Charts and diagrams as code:
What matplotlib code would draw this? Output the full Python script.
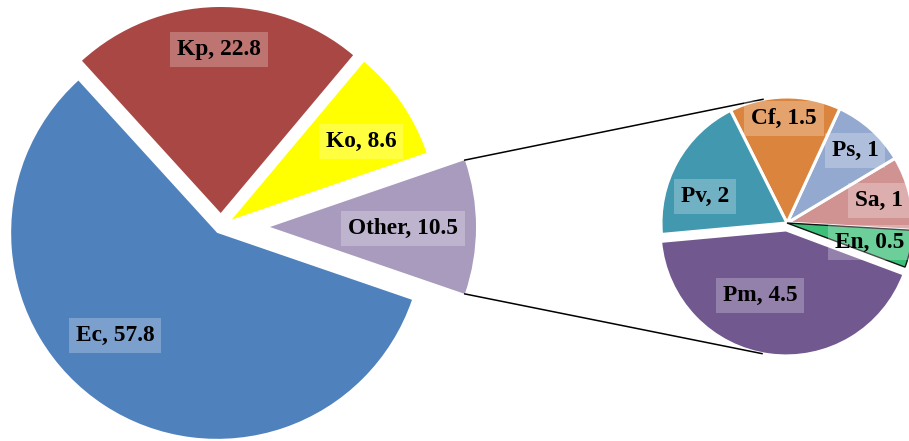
import numpy as np
import matplotlib
matplotlib.use("Agg")
import matplotlib.pyplot as plt

# Primary breakdown (counter-clockwise from the "Other" wedge)
main_labels = ["Other", "Ko", "Kp", "Ec"]
main_values = [10.5, 8.6, 22.8, 57.8]
main_colors = ["#A99BBE", "#FFFF00", "#A94744", "#4F81BD"]

# Breakdown of "Other" (counter-clockwise from En)
sub_labels = ["En", "Sa", "Ps", "Cf", "Pv", "Pm"]
sub_values = [0.5, 1, 1, 1.5, 2, 4.5]
sub_colors = ["#3CBF78", "#D19392", "#93A9CF", "#DB843D", "#4198AF", "#71588F"]

W, H = 909, 441
fig = plt.figure(figsize=(W / 100, H / 100), dpi=100)
ax = fig.add_axes([0, 0, 1, 1])

# geometry in pixel units (y up)
main_center = (221, H - 227)
main_radius = 206
main_explode = [49, 13, 14, 7]

sub_center = (787, H - 223)
sub_radius = 126
sub_explode = [0, 0, 0, 0, 0, 7]

main_start = -360 * main_values[0] / sum(main_values) / 2
wedges_main, _ = ax.pie(main_values, colors=main_colors, explode=main_explode,
                        center=main_center, radius=main_radius,
                        startangle=main_start, counterclock=True,
                        wedgeprops=dict(linewidth=0), frame=True)

wedges_sub, _ = ax.pie(sub_values, colors=sub_colors, explode=sub_explode,
                       center=sub_center, radius=sub_radius,
                       startangle=-20.5, counterclock=True,
                       wedgeprops=dict(linewidth=2.2, edgecolor="white"),
                       frame=True)
# thin dark outline on the smallest wedge
wedges_sub[0].set_edgecolor("#111111")
wedges_sub[0].set_linewidth(1.0)
wedges_sub[0].set_zorder(3)

# connector lines from the "Other" wedge to the secondary pie
ow = wedges_main[0]
ocx, ocy = ow.center
t1, t2 = np.deg2rad(ow.theta1), np.deg2rad(ow.theta2)
p_top = (ocx + main_radius * np.cos(t2), ocy + main_radius * np.sin(t2))
p_bot = (ocx + main_radius * np.cos(t1), ocy + main_radius * np.sin(t1))
a = np.deg2rad(101)
pm = wedges_sub[-1]
q_top = (sub_center[0] + sub_radius * np.cos(a), sub_center[1] + sub_radius * np.sin(a))
q_bot = (pm.center[0] + sub_radius * np.cos(-a), pm.center[1] + sub_radius * np.sin(-a))
ax.plot([p_top[0], q_top[0]], [p_top[1], q_top[1]], color="black", lw=1.1, zorder=4)
ax.plot([p_bot[0], q_bot[0]], [p_bot[1], q_bot[1]], color="black", lw=1.1, zorder=4)

# label positions (pixels, y down)
main_label_pos = [(403, 228), (361, 141), (219, 49), (115, 335)]
sub_label_pos = [(870, 242), (879, 200), (855, 150), (784, 118), (705, 196), (760, 295)]

font = dict(family=["Liberation Serif", "DejaVu Serif"], weight="bold", size=16.8)
box = dict(boxstyle="square,pad=0.3", fc="white", alpha=0.25, ec="none")

for name, val, (x, y) in zip(main_labels, main_values, main_label_pos):
    ax.text(x, H - y, f"{name}, {val:g}", ha="center", va="center",
            bbox=box, zorder=5, **font)
for name, val, (x, y) in zip(sub_labels, sub_values, sub_label_pos):
    ax.text(x, H - y, f"{name}, {val:g}", ha="center", va="center",
            bbox=box, zorder=5, **font)

ax.set_xlim(0, W)
ax.set_ylim(0, H)
ax.set_aspect("equal")
ax.axis("off")

fig.savefig("out.png", dpi=100)
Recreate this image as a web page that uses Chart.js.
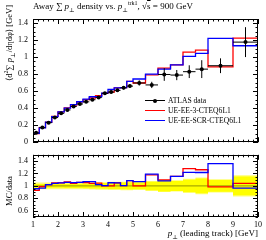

Goal: Above are records with pictures; repeat the records exactly and leave the pictures out.

Response to this exercise:
What matplotlib code would draw this? Output the full Python script.
import numpy as np
import matplotlib
matplotlib.use("Agg")
import matplotlib.pyplot as plt

# Primary breakdown (counter-clockwise from the "Other" wedge)
main_labels = ["Other", "Ko", "Kp", "Ec"]
main_values = [10.5, 8.6, 22.8, 57.8]
main_colors = ["#A99BBE", "#FFFF00", "#A94744", "#4F81BD"]

# Breakdown of "Other" (counter-clockwise from En)
sub_labels = ["En", "Sa", "Ps", "Cf", "Pv", "Pm"]
sub_values = [0.5, 1, 1, 1.5, 2, 4.5]
sub_colors = ["#3CBF78", "#D19392", "#93A9CF", "#DB843D", "#4198AF", "#71588F"]

W, H = 909, 441
fig = plt.figure(figsize=(W / 100, H / 100), dpi=100)
ax = fig.add_axes([0, 0, 1, 1])

# geometry in pixel units (y up)
main_center = (221, H - 227)
main_radius = 206
main_explode = [49, 13, 14, 7]

sub_center = (787, H - 223)
sub_radius = 126
sub_explode = [0, 0, 0, 0, 0, 7]

main_start = -360 * main_values[0] / sum(main_values) / 2
wedges_main, _ = ax.pie(main_values, colors=main_colors, explode=main_explode,
                        center=main_center, radius=main_radius,
                        startangle=main_start, counterclock=True,
                        wedgeprops=dict(linewidth=0), frame=True)

wedges_sub, _ = ax.pie(sub_values, colors=sub_colors, explode=sub_explode,
                       center=sub_center, radius=sub_radius,
                       startangle=-20.5, counterclock=True,
                       wedgeprops=dict(linewidth=2.2, edgecolor="white"),
                       frame=True)
# thin dark outline on the smallest wedge
wedges_sub[0].set_edgecolor("#111111")
wedges_sub[0].set_linewidth(1.0)
wedges_sub[0].set_zorder(3)

# connector lines from the "Other" wedge to the secondary pie
ow = wedges_main[0]
ocx, ocy = ow.center
t1, t2 = np.deg2rad(ow.theta1), np.deg2rad(ow.theta2)
p_top = (ocx + main_radius * np.cos(t2), ocy + main_radius * np.sin(t2))
p_bot = (ocx + main_radius * np.cos(t1), ocy + main_radius * np.sin(t1))
a = np.deg2rad(101)
pm = wedges_sub[-1]
q_top = (sub_center[0] + sub_radius * np.cos(a), sub_center[1] + sub_radius * np.sin(a))
q_bot = (pm.center[0] + sub_radius * np.cos(-a), pm.center[1] + sub_radius * np.sin(-a))
ax.plot([p_top[0], q_top[0]], [p_top[1], q_top[1]], color="black", lw=1.1, zorder=4)
ax.plot([p_bot[0], q_bot[0]], [p_bot[1], q_bot[1]], color="black", lw=1.1, zorder=4)

# label positions (pixels, y down)
main_label_pos = [(403, 228), (361, 141), (219, 49), (115, 335)]
sub_label_pos = [(870, 242), (879, 200), (855, 150), (784, 118), (705, 196), (760, 295)]

font = dict(family=["Liberation Serif", "DejaVu Serif"], weight="bold", size=16.8)
box = dict(boxstyle="square,pad=0.3", fc="white", alpha=0.25, ec="none")

for name, val, (x, y) in zip(main_labels, main_values, main_label_pos):
    ax.text(x, H - y, f"{name}, {val:g}", ha="center", va="center",
            bbox=box, zorder=5, **font)
for name, val, (x, y) in zip(sub_labels, sub_values, sub_label_pos):
    ax.text(x, H - y, f"{name}, {val:g}", ha="center", va="center",
            bbox=box, zorder=5, **font)

ax.set_xlim(0, W)
ax.set_ylim(0, H)
ax.set_aspect("equal")
ax.axis("off")

fig.savefig("out.png", dpi=100)
Recreate this image as a web page that uses Chart.js.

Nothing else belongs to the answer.